# EXERCISE DESCRIPTION
Find the lines that hold "this". Report only how many there are.

# RECORDS TO USE
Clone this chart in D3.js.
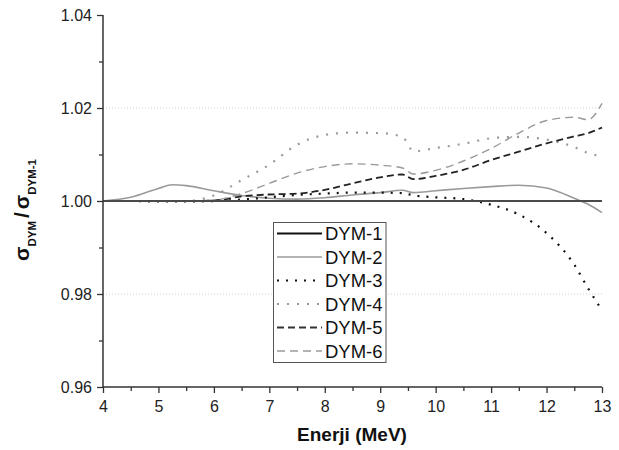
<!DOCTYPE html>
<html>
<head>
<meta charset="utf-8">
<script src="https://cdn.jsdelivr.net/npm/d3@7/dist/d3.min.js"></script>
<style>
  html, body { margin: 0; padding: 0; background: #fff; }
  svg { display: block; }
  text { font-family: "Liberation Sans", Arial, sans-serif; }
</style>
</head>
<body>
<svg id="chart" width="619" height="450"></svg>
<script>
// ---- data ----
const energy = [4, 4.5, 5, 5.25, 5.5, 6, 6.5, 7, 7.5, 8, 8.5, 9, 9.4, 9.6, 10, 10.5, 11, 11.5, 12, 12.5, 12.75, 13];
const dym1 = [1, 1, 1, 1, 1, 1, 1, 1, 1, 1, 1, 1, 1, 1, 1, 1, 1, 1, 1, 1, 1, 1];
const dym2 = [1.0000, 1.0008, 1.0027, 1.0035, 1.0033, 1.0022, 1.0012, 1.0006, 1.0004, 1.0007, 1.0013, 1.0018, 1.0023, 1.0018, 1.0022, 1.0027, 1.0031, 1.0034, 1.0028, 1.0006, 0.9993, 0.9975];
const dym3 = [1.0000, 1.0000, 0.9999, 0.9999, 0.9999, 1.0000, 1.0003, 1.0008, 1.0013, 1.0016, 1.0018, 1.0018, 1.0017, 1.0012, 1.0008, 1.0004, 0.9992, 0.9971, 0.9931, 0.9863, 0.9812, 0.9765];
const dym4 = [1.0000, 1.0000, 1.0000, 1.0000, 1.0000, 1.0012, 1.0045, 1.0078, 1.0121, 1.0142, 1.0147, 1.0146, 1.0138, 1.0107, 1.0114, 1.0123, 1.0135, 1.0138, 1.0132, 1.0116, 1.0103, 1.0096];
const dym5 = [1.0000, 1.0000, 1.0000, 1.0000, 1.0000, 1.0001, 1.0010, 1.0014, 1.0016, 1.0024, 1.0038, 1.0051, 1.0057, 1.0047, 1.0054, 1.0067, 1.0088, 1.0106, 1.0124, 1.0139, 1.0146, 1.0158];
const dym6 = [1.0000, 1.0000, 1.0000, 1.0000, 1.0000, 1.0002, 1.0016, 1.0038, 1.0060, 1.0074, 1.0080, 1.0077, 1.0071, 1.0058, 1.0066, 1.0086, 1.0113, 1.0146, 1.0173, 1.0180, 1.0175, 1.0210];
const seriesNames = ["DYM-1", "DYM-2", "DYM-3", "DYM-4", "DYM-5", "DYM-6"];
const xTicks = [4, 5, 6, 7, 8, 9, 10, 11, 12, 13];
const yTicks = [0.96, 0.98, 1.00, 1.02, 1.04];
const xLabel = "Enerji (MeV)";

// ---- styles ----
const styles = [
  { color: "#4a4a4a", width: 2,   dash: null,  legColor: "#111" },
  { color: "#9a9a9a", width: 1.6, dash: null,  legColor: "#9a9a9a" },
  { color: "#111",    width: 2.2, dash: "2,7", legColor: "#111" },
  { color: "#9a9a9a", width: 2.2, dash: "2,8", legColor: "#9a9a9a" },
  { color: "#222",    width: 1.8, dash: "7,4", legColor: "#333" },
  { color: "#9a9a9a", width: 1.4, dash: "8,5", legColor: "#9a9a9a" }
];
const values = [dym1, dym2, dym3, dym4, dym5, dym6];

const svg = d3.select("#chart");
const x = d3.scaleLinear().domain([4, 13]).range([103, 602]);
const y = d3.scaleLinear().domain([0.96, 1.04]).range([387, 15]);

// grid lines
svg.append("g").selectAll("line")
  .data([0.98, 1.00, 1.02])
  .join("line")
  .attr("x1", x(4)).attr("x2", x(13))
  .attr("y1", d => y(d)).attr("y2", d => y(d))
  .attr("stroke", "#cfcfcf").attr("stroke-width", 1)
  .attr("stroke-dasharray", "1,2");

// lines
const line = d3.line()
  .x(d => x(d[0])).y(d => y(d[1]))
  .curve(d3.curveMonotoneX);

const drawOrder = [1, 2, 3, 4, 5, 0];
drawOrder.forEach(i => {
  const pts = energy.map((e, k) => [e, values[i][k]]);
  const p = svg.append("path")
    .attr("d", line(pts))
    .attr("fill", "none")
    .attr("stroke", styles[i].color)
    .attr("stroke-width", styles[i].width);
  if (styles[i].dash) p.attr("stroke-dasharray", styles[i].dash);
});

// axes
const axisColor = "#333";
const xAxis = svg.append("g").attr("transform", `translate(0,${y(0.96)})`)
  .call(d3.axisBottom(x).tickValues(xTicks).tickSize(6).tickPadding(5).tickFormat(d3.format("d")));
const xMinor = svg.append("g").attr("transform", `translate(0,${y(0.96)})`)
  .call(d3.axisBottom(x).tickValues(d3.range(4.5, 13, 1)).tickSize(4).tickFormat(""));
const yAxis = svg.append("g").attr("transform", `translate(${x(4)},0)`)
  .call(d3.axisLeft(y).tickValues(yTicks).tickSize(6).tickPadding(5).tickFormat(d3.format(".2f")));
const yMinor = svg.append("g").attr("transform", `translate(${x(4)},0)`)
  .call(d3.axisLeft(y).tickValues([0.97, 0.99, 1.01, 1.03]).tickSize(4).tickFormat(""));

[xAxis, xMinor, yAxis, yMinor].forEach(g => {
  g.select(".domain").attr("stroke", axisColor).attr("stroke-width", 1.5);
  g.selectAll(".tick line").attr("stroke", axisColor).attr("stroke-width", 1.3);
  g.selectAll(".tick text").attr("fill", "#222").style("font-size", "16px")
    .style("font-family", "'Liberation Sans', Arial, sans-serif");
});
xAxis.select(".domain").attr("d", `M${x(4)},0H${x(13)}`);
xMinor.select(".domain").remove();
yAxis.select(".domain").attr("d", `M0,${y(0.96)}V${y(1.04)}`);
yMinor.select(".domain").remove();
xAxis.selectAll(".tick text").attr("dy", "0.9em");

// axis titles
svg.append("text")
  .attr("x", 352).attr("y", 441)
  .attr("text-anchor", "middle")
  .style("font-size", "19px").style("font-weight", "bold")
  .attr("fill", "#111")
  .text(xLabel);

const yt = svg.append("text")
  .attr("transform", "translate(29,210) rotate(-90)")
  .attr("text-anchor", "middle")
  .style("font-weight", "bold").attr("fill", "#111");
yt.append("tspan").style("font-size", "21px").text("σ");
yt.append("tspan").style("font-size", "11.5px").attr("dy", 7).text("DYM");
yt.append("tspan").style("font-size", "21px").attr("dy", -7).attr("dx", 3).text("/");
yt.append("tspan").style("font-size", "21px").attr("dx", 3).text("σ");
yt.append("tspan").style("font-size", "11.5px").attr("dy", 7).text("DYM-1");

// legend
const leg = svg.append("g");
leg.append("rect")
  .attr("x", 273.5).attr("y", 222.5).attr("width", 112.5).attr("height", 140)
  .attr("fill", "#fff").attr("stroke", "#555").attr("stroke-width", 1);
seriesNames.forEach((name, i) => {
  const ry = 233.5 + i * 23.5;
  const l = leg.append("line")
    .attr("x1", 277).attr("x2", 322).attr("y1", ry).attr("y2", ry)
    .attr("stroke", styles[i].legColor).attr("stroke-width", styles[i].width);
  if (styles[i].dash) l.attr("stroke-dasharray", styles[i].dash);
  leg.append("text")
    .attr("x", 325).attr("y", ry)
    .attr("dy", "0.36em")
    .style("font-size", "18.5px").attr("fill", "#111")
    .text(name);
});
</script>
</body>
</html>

==

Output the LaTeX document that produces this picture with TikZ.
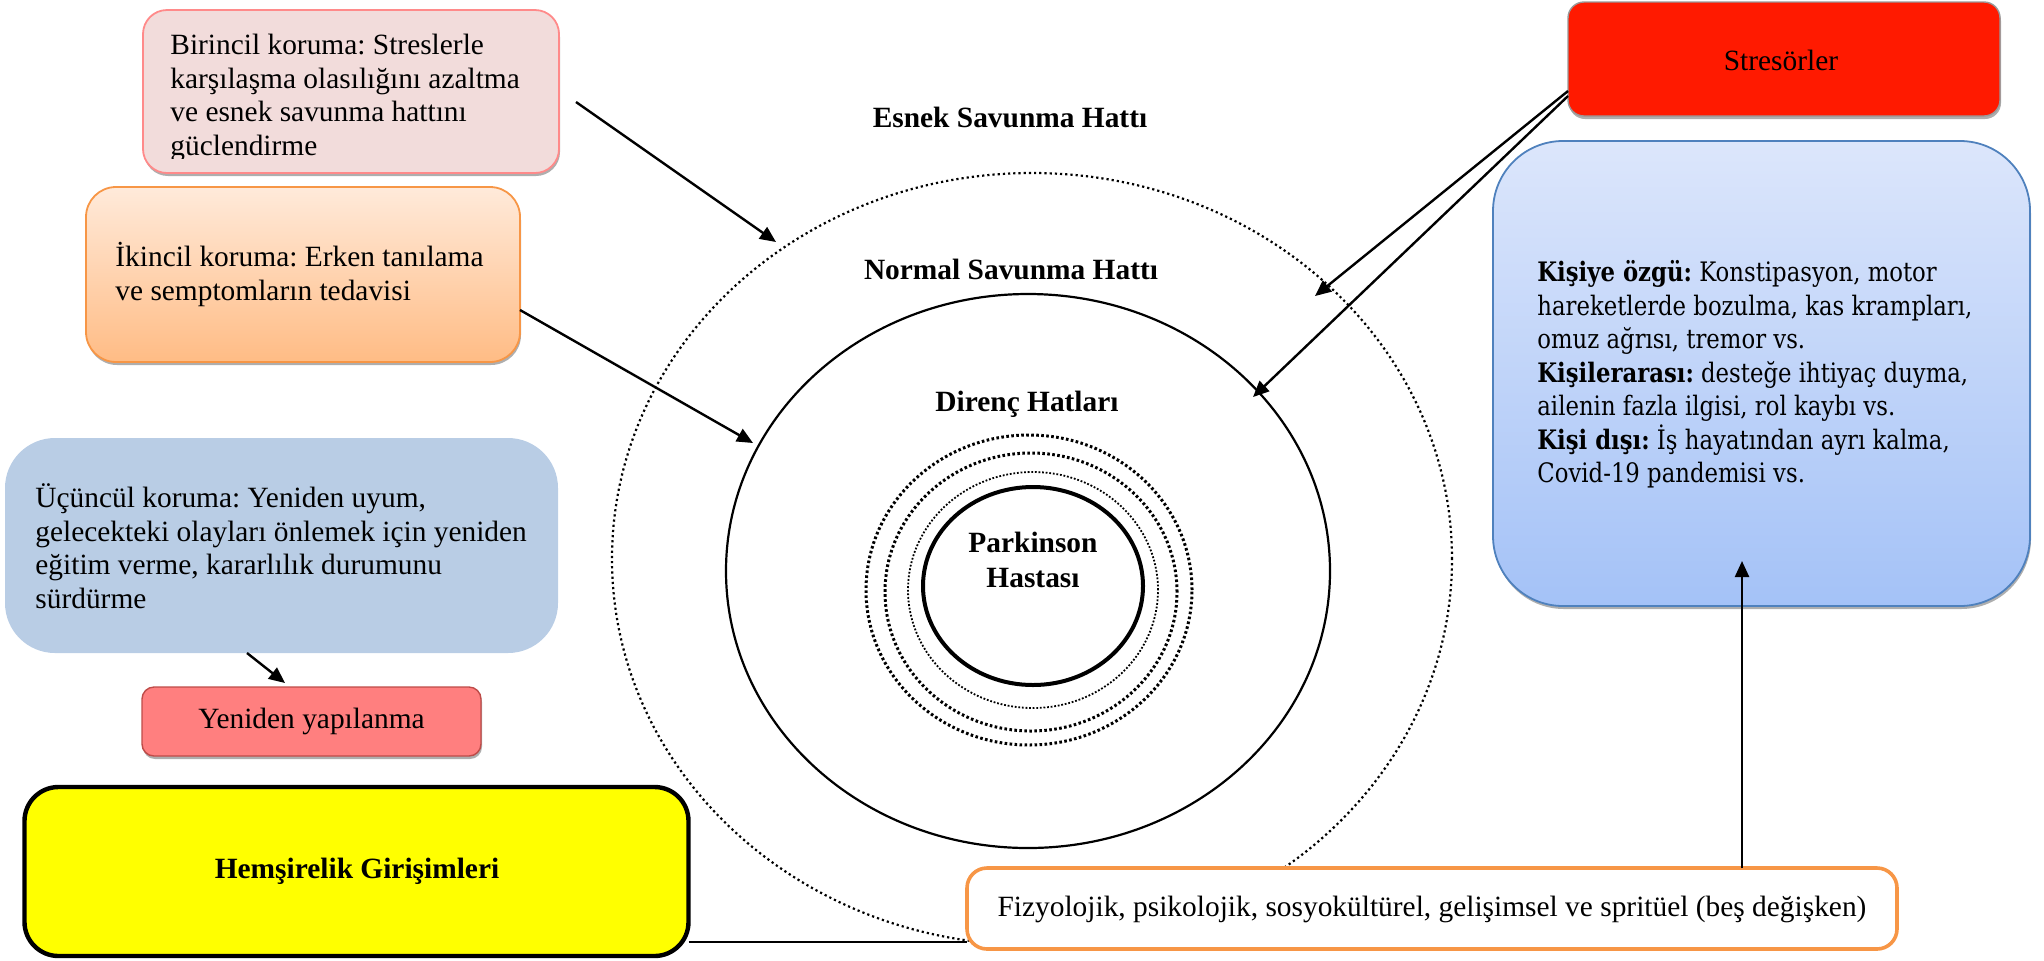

---

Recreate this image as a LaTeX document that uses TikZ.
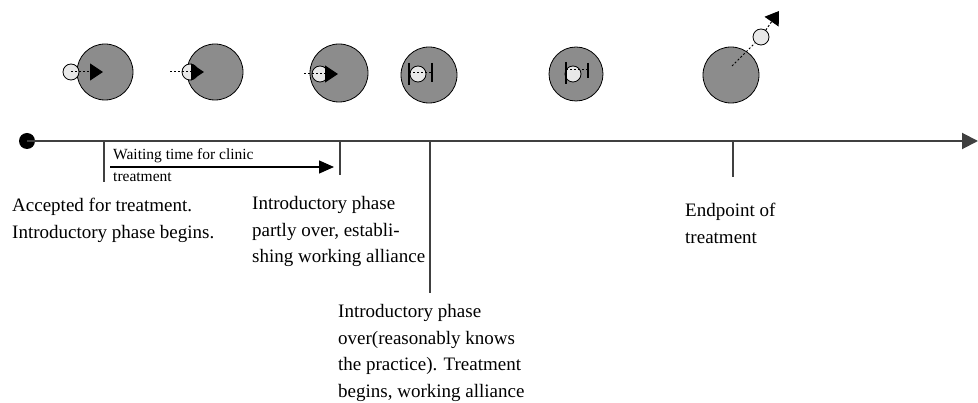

# RESULT
3